There are three exceptions noted here (except for the fact that President Bush, 41's spokesman claims he did attend such funerals, while the historical record, as well as my own memory, contradict him. Wouldn't there be some record indicating such an event? If you've ever looked at Public Papers of the Presidents it's awfully hard to imagine something like this took place without there being a record of it.) The first exception involves the son of a senior staffer, an obviously highly unusual circumstance where the President knew the family, and the second a situation where the President had met the soldier in question (although frankly I am still surprised by it. It still seems both awkward and inappropriate to me.) (This site mentions President Nixon meeting the family of what looks to be the last casualty of the Vietnam war, not only a particularly tragic loss, but an exception that would have proven my rule, in effect -- that the President cannot attend funerals while a war is on-going. Well, at that point the war was no longer on-going, was it? And apparently he did not even go so far as to attend the funeral. This President, note, has been meeting families all along. Something that would not violate any of my symbolic objections.)

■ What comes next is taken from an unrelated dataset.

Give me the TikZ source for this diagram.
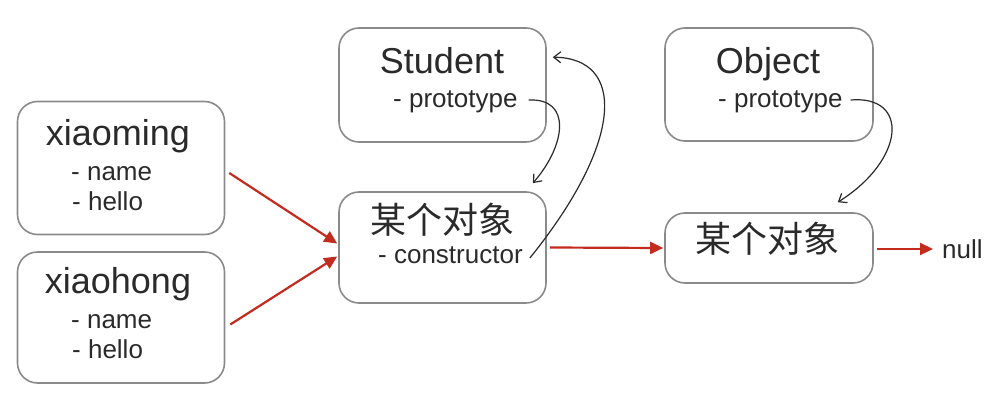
\documentclass[tikz,border=0pt]{standalone}
\usepackage{fontspec}
\setmainfont{Liberation Sans}
\newfontfamily\cjk{Noto Sans CJK SC}
\usetikzlibrary{arrows.meta,calc}
\definecolor{boxgray}{HTML}{8A8A8A}
\definecolor{txt}{HTML}{2A2A2A}
\definecolor{arrred}{HTML}{C42B1F}
\tikzset{
  objbox/.style={draw=boxgray, line width=1.6pt, rounded corners=20pt, rectangle, inner sep=0pt},
  title/.style={anchor=base, text=txt, inner sep=0pt, font=\fontsize{36}{40}\selectfont},
  sub/.style={anchor=base west, text=txt, inner sep=0pt, font=\fontsize{26}{30}\selectfont},
  cjktitle/.style={anchor=center, text=txt, inner sep=0pt, font=\cjk\fontsize{36}{40}\selectfont},
  redarrow/.style={draw=arrred, line width=2.2pt, -{Triangle[length=13pt,width=12pt]}},
  curvearrow/.style={draw=txt, line width=1.2pt, -{Straight Barb[length=7pt,width=11pt,line width=1.2pt]}}
}
\begin{document}
\begin{tikzpicture}[x=1pt,y=-1pt]
\useasboundingbox (0,0) rectangle (1003,401);
% boxes
\node[objbox, minimum width=207pt, minimum height=133pt] (xm) at (121,168) {};
\node[objbox, minimum width=207pt, minimum height=131pt] (xh) at (121,317.5) {};
\node[objbox, minimum width=207pt, minimum height=114pt] (st) at (442.5,85) {};
\node[objbox, minimum width=207pt, minimum height=111pt] (o1) at (442.5,247.5) {};
\node[objbox, minimum width=208pt, minimum height=113pt] (ob) at (769,84.5) {};
\node[objbox, minimum width=208pt, minimum height=70pt] (o2) at (769,248) {};
% texts
\node[title] (xmt) at (118,145) {xiaoming};
\node[sub] (xmn) at (71,180) {- name};
\node[sub] (xmh) at (72,210) {- hello};
\node[title] (xht) at (118,293) {xiaohong};
\node[sub] (xhn) at (71,328) {- name};
\node[sub] (xhh) at (72,358) {- hello};
\node[title] (stt) at (442,74) {Student};
\node[sub] (stp) at (393,107) {- prototype};
\node[cjktitle] (o1t) at (442,220) {某个对象};
\node[sub] (o1c) at (378,263) {- constructor};
\node[title] (obt) at (768,74) {Object};
\node[sub] (obp) at (718,107) {- prototype};
\node[cjktitle] (o2t) at (767,239) {某个对象};
\node[sub] (nl) at (942,258) {null};
% red arrows
\draw[redarrow] ([shift={(4,5)}]xm.east) -- ([shift={(-1,-4)}]o1.west);
\draw[redarrow] ([shift={(5,7)}]xh.east) -- ([shift={(-1,9)}]o1.west);
\draw[redarrow] ([shift={(3,0)}]o1.east) -- ([shift={(-1,0)}]o2.west);
\draw[redarrow] ([shift={(3,1)}]o2.east) -- ([shift={(-9,1)}]nl.west |- o2.east);
% curved arrows
\coordinate (c1s) at ([shift={(11,-7)}]stp.base east);
\coordinate (c1e) at ([shift={(-14,-8)}]o1.north east);
\draw[curvearrow] (c1s) .. controls (572,98) and (566,145) .. (c1e);
\coordinate (c2s) at ([shift={(7,-5)}]o1c.base east);
\coordinate (c2e) at ([shift={(6,30)}]st.north east);
\draw[curvearrow] (c2s) .. controls (625,140) and (625,58) .. (c2e);
\coordinate (c3s) at ([shift={(8,-7)}]obp.base east);
\coordinate (c3e) at ([shift={(-36,-10)}]o2.north east);
\draw[curvearrow] (c3s) .. controls (910,95) and (905,160) .. (c3e);
\end{tikzpicture}
\end{document}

All other exceptions fit in the category I keep mentioning where there are large losses taken in a single event, where the President symbolically stands in for the American people and becomes our representative to a moment of collective loss as, for example, he did at the memorial for the Shuttle astronauts or President Clinton did, as mentioned here, for the Memorial after Oklahoma City. He is then, not representing himself as Commander in Chief but becomes, literally, Mourner in Chief, not what the critics are asking of this President right now.

But I have a feeling this is not going to slow the criticism down any.